[START OF Material]
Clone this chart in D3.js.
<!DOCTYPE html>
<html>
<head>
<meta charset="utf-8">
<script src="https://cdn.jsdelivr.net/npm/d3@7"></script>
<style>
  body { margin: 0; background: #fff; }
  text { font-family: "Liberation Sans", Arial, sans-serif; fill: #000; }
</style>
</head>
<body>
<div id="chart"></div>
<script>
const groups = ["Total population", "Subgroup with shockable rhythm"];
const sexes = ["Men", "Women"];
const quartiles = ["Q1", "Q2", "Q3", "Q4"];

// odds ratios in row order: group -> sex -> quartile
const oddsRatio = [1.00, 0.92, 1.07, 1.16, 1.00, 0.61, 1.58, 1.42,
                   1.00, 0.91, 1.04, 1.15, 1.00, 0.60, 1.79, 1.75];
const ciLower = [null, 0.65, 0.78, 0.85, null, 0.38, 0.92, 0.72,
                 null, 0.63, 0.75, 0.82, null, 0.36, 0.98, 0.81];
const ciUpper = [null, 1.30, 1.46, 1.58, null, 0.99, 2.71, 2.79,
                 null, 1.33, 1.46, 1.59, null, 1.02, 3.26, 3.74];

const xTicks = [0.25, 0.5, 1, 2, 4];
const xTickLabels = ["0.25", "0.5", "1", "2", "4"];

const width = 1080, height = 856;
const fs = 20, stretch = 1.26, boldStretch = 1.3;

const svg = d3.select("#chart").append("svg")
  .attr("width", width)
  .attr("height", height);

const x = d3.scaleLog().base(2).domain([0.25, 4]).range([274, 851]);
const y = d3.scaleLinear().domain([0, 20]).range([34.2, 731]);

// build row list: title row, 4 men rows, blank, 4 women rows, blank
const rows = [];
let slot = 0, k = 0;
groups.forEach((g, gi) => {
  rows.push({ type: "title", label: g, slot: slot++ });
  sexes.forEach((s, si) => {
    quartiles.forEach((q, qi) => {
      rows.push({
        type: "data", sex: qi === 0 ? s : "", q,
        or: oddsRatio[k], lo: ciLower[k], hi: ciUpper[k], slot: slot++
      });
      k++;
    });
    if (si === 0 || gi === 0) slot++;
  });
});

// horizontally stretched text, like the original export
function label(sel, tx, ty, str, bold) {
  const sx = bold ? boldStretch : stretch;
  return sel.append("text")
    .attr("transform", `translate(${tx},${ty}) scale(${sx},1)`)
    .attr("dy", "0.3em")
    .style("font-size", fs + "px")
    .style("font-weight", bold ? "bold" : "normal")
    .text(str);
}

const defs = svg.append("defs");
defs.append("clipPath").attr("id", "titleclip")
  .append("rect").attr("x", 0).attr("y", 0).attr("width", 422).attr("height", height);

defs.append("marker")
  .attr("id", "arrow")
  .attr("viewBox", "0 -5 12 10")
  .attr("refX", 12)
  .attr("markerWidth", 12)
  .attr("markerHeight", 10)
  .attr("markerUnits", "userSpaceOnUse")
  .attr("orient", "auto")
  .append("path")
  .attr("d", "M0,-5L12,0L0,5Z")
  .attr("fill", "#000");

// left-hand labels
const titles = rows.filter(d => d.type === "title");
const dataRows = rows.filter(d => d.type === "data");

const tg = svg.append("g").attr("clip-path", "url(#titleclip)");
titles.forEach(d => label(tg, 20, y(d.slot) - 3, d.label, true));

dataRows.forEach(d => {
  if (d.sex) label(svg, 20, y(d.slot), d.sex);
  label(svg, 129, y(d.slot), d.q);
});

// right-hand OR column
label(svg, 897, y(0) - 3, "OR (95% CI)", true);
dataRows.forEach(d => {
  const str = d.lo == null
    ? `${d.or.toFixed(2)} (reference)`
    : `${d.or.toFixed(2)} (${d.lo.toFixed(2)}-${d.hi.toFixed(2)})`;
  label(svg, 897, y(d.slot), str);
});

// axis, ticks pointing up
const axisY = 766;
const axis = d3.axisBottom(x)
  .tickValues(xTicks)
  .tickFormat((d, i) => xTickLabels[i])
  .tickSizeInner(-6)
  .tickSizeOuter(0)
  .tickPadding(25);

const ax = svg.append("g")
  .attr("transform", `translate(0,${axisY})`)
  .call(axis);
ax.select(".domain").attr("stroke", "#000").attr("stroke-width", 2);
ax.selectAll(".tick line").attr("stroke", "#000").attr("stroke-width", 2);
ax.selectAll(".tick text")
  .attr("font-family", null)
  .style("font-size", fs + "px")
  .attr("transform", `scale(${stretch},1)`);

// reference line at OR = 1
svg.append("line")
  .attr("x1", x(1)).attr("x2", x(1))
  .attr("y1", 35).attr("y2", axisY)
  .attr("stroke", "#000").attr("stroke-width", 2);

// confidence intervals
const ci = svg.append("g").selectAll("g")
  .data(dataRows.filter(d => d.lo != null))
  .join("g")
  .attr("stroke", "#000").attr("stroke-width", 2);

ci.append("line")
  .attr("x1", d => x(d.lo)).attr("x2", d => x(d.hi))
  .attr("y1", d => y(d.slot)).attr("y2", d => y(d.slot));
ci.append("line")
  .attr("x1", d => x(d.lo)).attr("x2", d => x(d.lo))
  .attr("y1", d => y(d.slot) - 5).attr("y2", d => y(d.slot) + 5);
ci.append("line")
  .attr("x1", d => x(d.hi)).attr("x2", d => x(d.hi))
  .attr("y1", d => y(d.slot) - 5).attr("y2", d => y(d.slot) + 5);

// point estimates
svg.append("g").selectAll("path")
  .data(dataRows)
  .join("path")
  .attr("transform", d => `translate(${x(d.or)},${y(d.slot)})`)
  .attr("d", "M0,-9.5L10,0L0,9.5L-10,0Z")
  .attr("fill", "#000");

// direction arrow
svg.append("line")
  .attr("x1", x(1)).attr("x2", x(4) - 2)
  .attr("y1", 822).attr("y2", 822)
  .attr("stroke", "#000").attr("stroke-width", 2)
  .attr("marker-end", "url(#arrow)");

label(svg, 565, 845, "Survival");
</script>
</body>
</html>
[END OF Material]
* **Direction**:
Give again, word for word, the lines of the listing, starting at its first line and ending with the line containing "const y = d3.scaleLinear().domain([0, 20]).range([34.2, 731]);".

* **Final result**:
Clone this chart in D3.js.
<!DOCTYPE html>
<html>
<head>
<meta charset="utf-8">
<script src="https://cdn.jsdelivr.net/npm/d3@7"></script>
<style>
  body { margin: 0; background: #fff; }
  text { font-family: "Liberation Sans", Arial, sans-serif; fill: #000; }
</style>
</head>
<body>
<div id="chart"></div>
<script>
const groups = ["Total population", "Subgroup with shockable rhythm"];
const sexes = ["Men", "Women"];
const quartiles = ["Q1", "Q2", "Q3", "Q4"];

// odds ratios in row order: group -> sex -> quartile
const oddsRatio = [1.00, 0.92, 1.07, 1.16, 1.00, 0.61, 1.58, 1.42,
                   1.00, 0.91, 1.04, 1.15, 1.00, 0.60, 1.79, 1.75];
const ciLower = [null, 0.65, 0.78, 0.85, null, 0.38, 0.92, 0.72,
                 null, 0.63, 0.75, 0.82, null, 0.36, 0.98, 0.81];
const ciUpper = [null, 1.30, 1.46, 1.58, null, 0.99, 2.71, 2.79,
                 null, 1.33, 1.46, 1.59, null, 1.02, 3.26, 3.74];

const xTicks = [0.25, 0.5, 1, 2, 4];
const xTickLabels = ["0.25", "0.5", "1", "2", "4"];

const width = 1080, height = 856;
const fs = 20, stretch = 1.26, boldStretch = 1.3;

const svg = d3.select("#chart").append("svg")
  .attr("width", width)
  .attr("height", height);

const x = d3.scaleLog().base(2).domain([0.25, 4]).range([274, 851]);
const y = d3.scaleLinear().domain([0, 20]).range([34.2, 731]);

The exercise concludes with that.